There have been so many movies based on fantasy books made in the last five to ten years that I can barely keep track of them. It’s getting to the point where a year doesn’t go by without at least one (if not several) movies based on a book that takes place in “another world” where magic exists and monsters lurk in the shadows. Fantasy movies and vampire movies seem like Hollywood’s favorite cash cow at the moment. “Ink heart” is one of those fantasy movies that came and went for me in theaters and I missed completely. Now watching it on DVD, I feel like it serves its purpose and is an entertaining film, although it adds very little to a genre that is quickly becoming as dusty as the books they are based on. More after the jump:
“Inkheart” is about a young father named Mo who is a Silvertongue, whatever he reads on the page comes to life in the real world. The only problem is that something from our world has to replace whatever fictional thing has come through. When Mo and his wife Resa were reading to their daughter Meggie years ago, Mo unleashed an evil warlord by the name of Capricorn along with hordes of baddies and a fire-wielding cowardly hero Dustfinger. When all these fictional characters came out of the book, Mo’s wife Resa went in. Ever since then he has scoured every bookstore he can find to get a copy of “Inkheart” and read her back out. When he finally does, it brings back Dustfinger who just wants to go home and of course Capricorn and his minions who want to use Mo’s powers for evil and have limitless power in the Earth realm. Adventure ensues with Mo’s Aunt tagging along (played by Helen Mirren); they pick up the author of Inkheart for help, a goofy shut-in played by Jim Broadbent. In the end evil is defeated and everyone lives happily ever after… like they always do in these movies.
This film is a harmless family film that has a decent amount of clever moments and a great cast. I really liked the combination of books and mythical creatures; the flying monkeys for “Oz,” a minotaur, the wolf from “Little Red Riding Hood,” a unicorn… to name a few. Paul Bettany, Helen Mirren, and Jim Broadbent are always fun to watch for me, they bring a gravitas and epic feel to even the silliest roles they play. They have respect for their work and a great sense of fun and it shows in this film. Brendan Fraser does the usual good job as the leading family man in a family film. He’s never really bothered me or amazed me.

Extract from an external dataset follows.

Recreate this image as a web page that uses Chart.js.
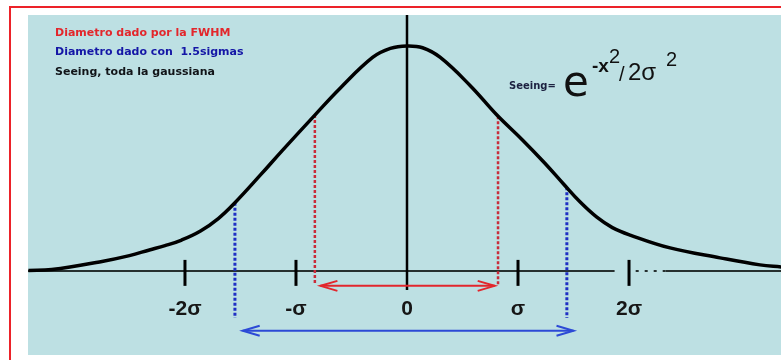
<!DOCTYPE html>
<html lang="es">
<head>
<meta charset="UTF-8">
<title>Seeing gaussiano</title>
<script src="https://cdn.jsdelivr.net/npm/chart.js"></script>
<style>
  body { margin: 0; background: #fff; }
  #wrap { width: 781px; height: 360px; }
</style>
</head>
<body>
<div id="wrap"><canvas id="seeing" width="781" height="360"></canvas></div>
<script>
// curva: x en sigmas, y relativa al maximo
const curveX = [-3.41, -3.20, -2.77, -2.50, -2.32, -2.18, -2.03, -1.86, -1.70, -1.55, -1.32, -1.12, -0.83, -0.60, -0.31, -0.15, 0,
                0.14, 0.30, 0.57, 0.81, 1.04, 1.24, 1.41, 1.56, 1.71, 1.85, 2.01, 2.37, 2.82, 3.18, 3.37];
const curveY = [0.002, 0.006, 0.040, 0.068, 0.093, 0.112, 0.137, 0.177, 0.232, 0.302, 0.425, 0.535, 0.690, 0.810, 0.945, 0.985, 0.996,
                0.988, 0.945, 0.820, 0.690, 0.580, 0.478, 0.385, 0.305, 0.238, 0.192, 0.159, 0.102, 0.058, 0.027, 0.018];

const tickValues = [-2, -1, 0, 1, 2];
const tickLabels = ['-2σ', '-σ', '0', 'σ', '2σ'];

// diametro FWHM (rojo) y 1.5 sigmas (azul)
const fwhmX = [-0.83, 0.82];
const fwhmTop = [0.69, 0.685];
const sigmaX = [-1.55, 1.44];
const sigmaTop = [0.302, 0.37];
const fwhmArrow = [-0.78, 0.79];
const sigmaArrow = [-1.48, 1.50];

const notes = ['Diametro dado por la FWHM', 'Diametro dado con  1.5sigmas', 'Seeing, toda la gaussiana'];
const noteColors = ['#e3262b', '#1416a6', '#111418'];

const RED = '#c92c3a';
const BLUE = '#1f2fc4';

function vline(x, top, bottom) {
    return [{ x: x, y: top }, { x: x, y: bottom }];
}

const datasets = [
    {
        data: curveX.map((x, i) => ({ x: x, y: curveY[i] })),
        borderColor: '#000', borderWidth: 3.5, tension: 0.4
    }
];
fwhmX.forEach((x, i) => datasets.push({
    data: vline(x, fwhmTop[i], -0.062), borderColor: RED, borderWidth: 2.5, borderDash: [3, 2]
}));
sigmaX.forEach((x, i) => datasets.push({
    data: vline(x, sigmaTop[i], -0.208), borderColor: BLUE, borderWidth: 3, borderDash: [3, 2]
}));
datasets.push({ data: [{ x: fwhmArrow[0], y: -0.066 }, { x: fwhmArrow[1], y: -0.066 }], borderColor: '#e2262c', borderWidth: 2 });
datasets.push({ data: [{ x: sigmaArrow[0], y: -0.265 }, { x: sigmaArrow[1], y: -0.265 }], borderColor: '#2c4ad6', borderWidth: 2 });

// fondo, ejes, flechas y textos
const drawing = {
    id: 'drawing',
    beforeDraw(chart) {
        const ctx = chart.ctx;
        const a = chart.chartArea;
        ctx.save();
        ctx.fillStyle = '#fff';
        ctx.fillRect(0, 0, chart.width, chart.height);
        ctx.fillStyle = '#ec2229';
        ctx.fillRect(9, 6, chart.width, 2);
        ctx.fillRect(9, 6, 2, chart.height);
        ctx.fillStyle = '#bde0e3';
        ctx.fillRect(a.left, a.top, a.right - a.left, a.bottom - a.top);
        ctx.restore();
    },
    beforeDatasetsDraw(chart) {
        const ctx = chart.ctx;
        const xs = chart.scales.x, ys = chart.scales.y;
        const a = chart.chartArea;
        const y0 = ys.getPixelForValue(0);
        ctx.save();
        // eje horizontal, con el tramo roto cerca de 2 sigma
        ctx.strokeStyle = '#26302f';
        ctx.lineWidth = 2;
        ctx.beginPath();
        ctx.moveTo(a.left, y0);
        ctx.lineTo(xs.getPixelForValue(1.87), y0);
        ctx.moveTo(xs.getPixelForValue(2.33), y0);
        ctx.lineTo(a.right, y0);
        ctx.stroke();
        ctx.setLineDash([3, 6]);
        ctx.beginPath();
        ctx.moveTo(xs.getPixelForValue(2.06), y0);
        ctx.lineTo(xs.getPixelForValue(2.33), y0);
        ctx.stroke();
        ctx.setLineDash([]);
        // eje vertical
        const x0 = xs.getPixelForValue(0);
        ctx.strokeStyle = '#000';
        ctx.lineWidth = 2.5;
        ctx.beginPath();
        ctx.moveTo(x0, a.top);
        ctx.lineTo(x0, ys.getPixelForValue(-0.084));
        ctx.stroke();
        // marcas
        ctx.lineWidth = 3;
        tickValues.forEach(v => {
            if (v === 0) return;
            const px = xs.getPixelForValue(v);
            ctx.beginPath();
            ctx.moveTo(px, ys.getPixelForValue(0.049));
            ctx.lineTo(px, ys.getPixelForValue(-0.066));
            ctx.stroke();
        });
        ctx.restore();
    },
    afterDraw(chart) {
        const ctx = chart.ctx;
        const xs = chart.scales.x, ys = chart.scales.y;
        ctx.save();
        // puntas de flecha
        function head(x, y, dir, color) {
            ctx.strokeStyle = color;
            ctx.lineWidth = 2;
            ctx.beginPath();
            ctx.moveTo(x + dir * 17, y - 5);
            ctx.lineTo(x, y);
            ctx.lineTo(x + dir * 17, y + 5);
            ctx.stroke();
        }
        const yr = ys.getPixelForValue(-0.066), yb = ys.getPixelForValue(-0.265);
        head(xs.getPixelForValue(fwhmArrow[0]), yr, 1, '#e2262c');
        head(xs.getPixelForValue(fwhmArrow[1]), yr, -1, '#e2262c');
        head(xs.getPixelForValue(sigmaArrow[0]), yb, 1, '#2c4ad6');
        head(xs.getPixelForValue(sigmaArrow[1]), yb, -1, '#2c4ad6');

        // etiquetas del eje
        ctx.fillStyle = '#161616';
        ctx.font = 'bold 21px "Liberation Sans"';
        ctx.textAlign = 'center';
        ctx.textBaseline = 'alphabetic';
        tickValues.forEach((v, i) => {
            ctx.fillText(tickLabels[i], xs.getPixelForValue(v), 315);
        });

        // notas arriba a la izquierda
        ctx.textAlign = 'left';
        ctx.textBaseline = 'middle';
        ctx.font = 'bold 11px "DejaVu Sans"';
        notes.forEach((t, i) => {
            ctx.fillStyle = noteColors[i];
            ctx.fillText(t, 55, 33 + i * 19.5);
        });

        // formula del seeing
        ctx.fillStyle = '#1c2140';
        ctx.font = 'bold 10px "DejaVu Sans"';
        ctx.fillText('Seeing=', 509, 86);
        ctx.fillStyle = '#111';
        ctx.textBaseline = 'alphabetic';
        ctx.font = '42px "DejaVu Sans"';
        ctx.fillText('e', 563, 96);
        ctx.font = 'bold 19px "Liberation Sans"';
        ctx.fillText('-x', 592, 72);
        ctx.font = '20px "Liberation Sans"';
        ctx.fillText('2', 609, 63);
        ctx.fillText('/', 619, 81);
        ctx.font = '24px "Liberation Sans"';
        ctx.fillText('2σ', 628, 80);
        ctx.font = '20px "Liberation Sans"';
        ctx.fillText('2', 666, 66);
        ctx.restore();
    }
};

new Chart(document.getElementById('seeing'), {
    type: 'scatter',
    data: { datasets: datasets.map(d => Object.assign({ showLine: true, pointRadius: 0, fill: false }, d)) },
    options: {
        responsive: false,
        animation: false,
        events: [],
        layout: { autoPadding: false, padding: { left: 28, top: 15, right: 0, bottom: 5 } },
        plugins: { legend: { display: false }, tooltip: { enabled: false } },
        scales: {
            x: { type: 'linear', min: -3.414, max: 3.369, display: false },
            y: { type: 'linear', min: -0.372, max: 1.133, display: false }
        }
    },
    plugins: [drawing]
});
</script>
</body>
</html>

I’m always left thinking “he served his purpose in that movie, so good job.” He’s almost like the Will Smith of family movies and adventure films with Mummies. Andy Serkis plays a good bad guy and chews the scenery a tad in a fun way that fits the tone of the film. The cast seems to be a bit better than the material they are working with, but nothing stands out as being really bad, just kind of a simple “been there done that, but now it’s got a slight twist” fantasy film.
Some of the action set pieces are pretty cool; I just wish there were more of them and that they built to a bigger showdown climax. It feels like right when things are going to go down, a quick resolution is reached. I like a little more conflict and battles if I’m going to watch a film of this genre. There is a really great sequence where in order to escape Capricorn’s castle Mo reads the “Wizard of Oz” aloud and a tornado comes tearing through and the end when “The Shadow” appears to do Capricorn’s bidding the CGI looks really cool.
To sum up, “Inkheart” is a simple family fantasy film that is fun to watch, but not something to go run out and tell the neighbors they have to see it. If you have kids, it won’t be one of those where you have to blush at the adult humor and you won’t be bored to tears or feel like you’re being talked down to. “Inkheart” does a good job of telling a simple story and adding some fun new elements to the genre, just not enough to make it a must-see epic fantasy classic.
Eliza Reads to Us: Co-star Eliza Bennett reads her favorite part of the real book “Inkheart” that wasn’t in the film with animations to go with it.
And that’s it??? Couldn’t there be a making-of or something? Oh… wait I’ll bet that’s only if you buy the two-disc edition of course. I’m starting to get really annoyed with the fact that ever DVD comes out with a crappy bare bones edition and then an uber-expensive 2-disc version. Cut your customers some slack and just bring out one version that does the film justice and doesn’t break the bank. I don’t know if there is a 2-disc version of “Inkheart,” but if there is that’s pretty lame.